Das Gleiche gilt bei einer wirtschaftlichen Hilfsbedürftigkeit für die kostenlose Zurverfügungstellung von Lebensmitteln oder Einkaufsgutscheinen oder Hilfen für Obdachlose. Bei finanziellen Hilfen ist aber die wirtschaftliche Hilfsbedürftigkeit der unterstützten Person glaubhaft zu machen. Als wirtschaftlich hilfsbedürftig gelten Personen, die nicht mehr als das Vierfache (bei Haushaltsvorständen das Fünffache) des Sozialhilferegelsatzes als Einkommen haben. Insbesondere bei Familien liegt die Grenze als recht hoch.

Es reicht aber auch aus, wenn die Spenden entweder an eine steuerbegünstigte Körperschaft, die z.B. mildtätige Zwecke verfolgt, oder an eine öffentliche Einrichtung zur Hilfe für von der Corona-Krise Betroffene weitergeleitet werden.

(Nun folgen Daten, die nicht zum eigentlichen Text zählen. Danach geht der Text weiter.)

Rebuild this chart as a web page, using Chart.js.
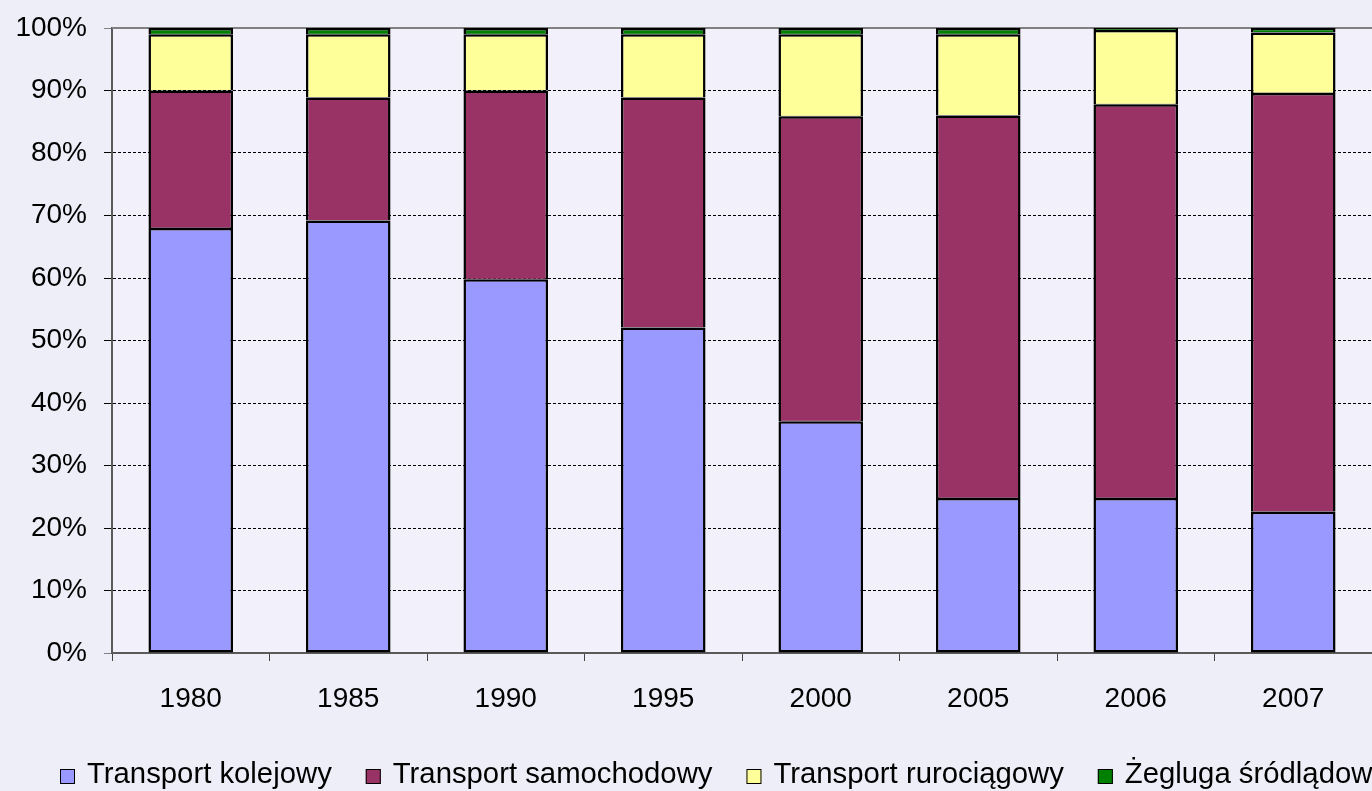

Die gemeinnützige Einrichtung, die die Spenden gesammelt hat, kann entsprechende Zuwendungsbestätigungen für Spenden, die sie für die Hilfe für von der Corona-Krise Betroffene erhält und verwendet, ausstellen. Auf die Sonderaktion ist in der Zuwendungsbestätigung hinzuweisen.